Disubstituted Imidazolium-Based Ionic Liquids

N-methylimidazoles

N-vinylimidazoles

Other Disubstituted Imidazolium-Based Ionic Liquids

Imidazolium-based ionic liquids are a common type of ionic liquids. According to the number of substituents on the imidazole ring, it can be classified into monosubstituted imidazolium-based ionic liquids, disubstituted imidazolium-based ionic liquids and trisubstituted imidazolium-based ionic liquids. Among them, disubstituted imidazolium-based ionic liquids are the most widely used. Substituents on the imidazole ring can be introduced into alkyl groups, ether groups, unsaturated groups, etc., to form a wealth of disubstituted imidazolium-based ionic liquids. The diverse molecular structure gives the disubstituted imidazolium-based ionic liquids rich properties. Its application fields involve organic synthesis, electrochemistry, separation and extraction, biocatalysis, etc.

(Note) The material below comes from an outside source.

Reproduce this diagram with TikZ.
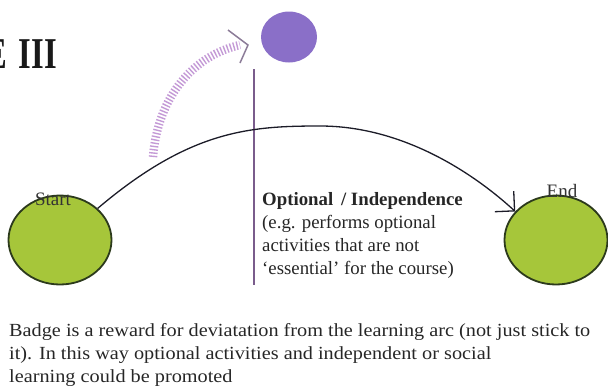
\documentclass[tikz,border=0pt]{standalone}
\usepackage{fontspec}
\setmainfont{Liberation Serif}
\newfontfamily\widefont[FakeStretch=1.095]{Liberation Serif}
\newfontfamily\titlefont[FakeStretch=0.74]{Liberation Serif}
\usetikzlibrary{arrows.meta,shapes.geometric}
\definecolor{limeg}{HTML}{A6C63A}
\definecolor{limeb}{HTML}{2C3A1C}
\definecolor{badge}{HTML}{8A6FC8}
\definecolor{stemc}{HTML}{7A5C8C}
\definecolor{stripe}{HTML}{C49AD6}
\definecolor{chev}{HTML}{8C7C98}
\definecolor{arc}{HTML}{1C1C28}
\tikzset{
  endpoint/.style={ellipse, draw=limeb, line width=1.8pt, fill=limeg, minimum width=103pt, minimum height=89pt, inner sep=0pt},
  lbl/.style={font=\fontsize{19}{20}\selectfont, inner sep=0pt, anchor=base, text=black!80},
  body/.style={align=left, inner sep=0pt, anchor=base west, text=black!85},
  ttl/.style={anchor=base east, inner sep=0pt, font=\titlefont\bfseries\fontsize{44}{44}\selectfont, text=black!90},
}
\begin{document}
\begin{tikzpicture}[x=1pt,y=-1pt]
\useasboundingbox (0,0) rectangle (608,389);
% title
\node[ttl] (titleE) at (7,68) {E};
\node[ttl] (title) at (57,68) {III};
% badge and stem
\node[ellipse, fill=badge, minimum width=56pt, minimum height=51pt, inner sep=0pt] (badge) at (289,37) {};
\coordinate (stemtop) at (254,69);
\coordinate (stembot) at (254,285);
\draw[stemc, line width=1.3pt] (stemtop) -- (stembot);
% striped arrow
\coordinate (sa) at (153,157);
\coordinate (sb) at (240,45);
\draw[stripe, line width=8.5pt, dash pattern=on 1.4pt off 1.9pt] (sa) .. controls (158,95) and (195,55) .. (sb);
\coordinate (ca) at (228,30);
\coordinate (ct) at (248,45);
\coordinate (cb) at (240,63);
\draw[chev, line width=1.5pt, line join=miter] (ca) -- (ct) -- (cb);
% start / end
\node[endpoint] (start) at (60,240) {};
\node[endpoint] (end) at (556,240) {};
\node[lbl] (startl) at (53,205) {Start};
\node[lbl] (endl) at (562,197) {End};
% arc
\draw[arc, line width=1.3pt, -{Straight Barb[length=14pt, width=28pt]}] (start.40) .. controls (190,130) and (250,126) .. (320,126) .. controls (400,126) and (470,170) .. (end.145);
% optional text
\node[body, font=\fontsize{18.8}{23}\selectfont] (opt) at (262,274) {\textbf{Optional\ \,/ Independence}\\(e.g. performs optional\\activities that are not\\`essential' for the course)};
% bottom
\node[body, font=\widefont\fontsize{18.5}{23}\selectfont] (note) at (9,382) {Badge is a reward for deviatation from the learning arc (not just stick to\\it). In this way optional activities and independent or social\\learning could be promoted};
\end{tikzpicture}
\end{document}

Figure 1. The general chemical structure of disubstituted imidazole cations

Applications:

• Organic synthesis: The disubstituted imidazolium-based ionic liquid is non-volatile, non-flammable, and highly polar. It can dissolve many reaction substrates and many catalysts in organic synthesis, so that the heterogeneous reaction can be transformed into a homogeneous reaction. In addition, an organic solvent that is immiscible with the ionic liquid can be used to extract the product, while the catalyst remains in the ionic liquid to realize the separation and purification of the product and the catalyst. The catalyst and ionic liquid can be recycled to realize the greening of organic synthesis. This ionic liquids can be used in organic synthesis reactions such as Diels-Alder, Heck, Friedel-Crafts, esterification and nucleophilic substitution.
• Electrochemistry: Imidazolium-based ionic liquids can be used in electrolysis, electroplating, batteries and other fields. Disubstituted imidazolium-based ionic liquids can change the viscosity of ionic liquids by adjusting the types of substituents. Ionic liquids with moderate viscosity can greatly increase the conductivity of the electrolyte and increase the ionic conductivity. Coupled with the advantages of high boiling point, low vapor pressure, and wide potential window of this type of ionic liquid, it can also be used in the electrolyte of solar cells.
• Non-aqueous biocatalysis: As a biocatalyst, enzyme has the advantages of specificity, high efficiency, and mild reaction conditions. In order to expand the scope of use of enzyme catalysis, non-aqueous system enzyme biocatalysis has been developed. Ionic liquids can replace organic solvents as the reaction system to achieve green development. Disubstituted imidazolium-based ionic liquids can be used as reaction solvents to synthesize flavors and fragrances, glycolipids, and can also promote the hydrolysis of sugars.
• Separation and extraction: Disubstituted imidazolium-based ionic liquids can be used to extract heavy metal ions, organic and biomolecules, organic sulfur components in fuels, and gases. This type of ionic liquid has the advantages of polarity, solubility, and adjustability of selective gas absorption.

Reference

• Ryohei Kakuchi,Ryo Ito,Shuhei Nomura,Hadi Abroshan,Kazuaki Ninomiya,Tomoyuki Ikai,Katsuhiro Maeda,Hyung J. Kim,Kenji Takahashi. A mechanistic insight into the organocatalytic properties of imidazolium-based ionic liquids and a positive co-solvent effect on cellulose modification reactions in an ionic liquid [J]. RSC Adv., 2017,7, 9423-9430.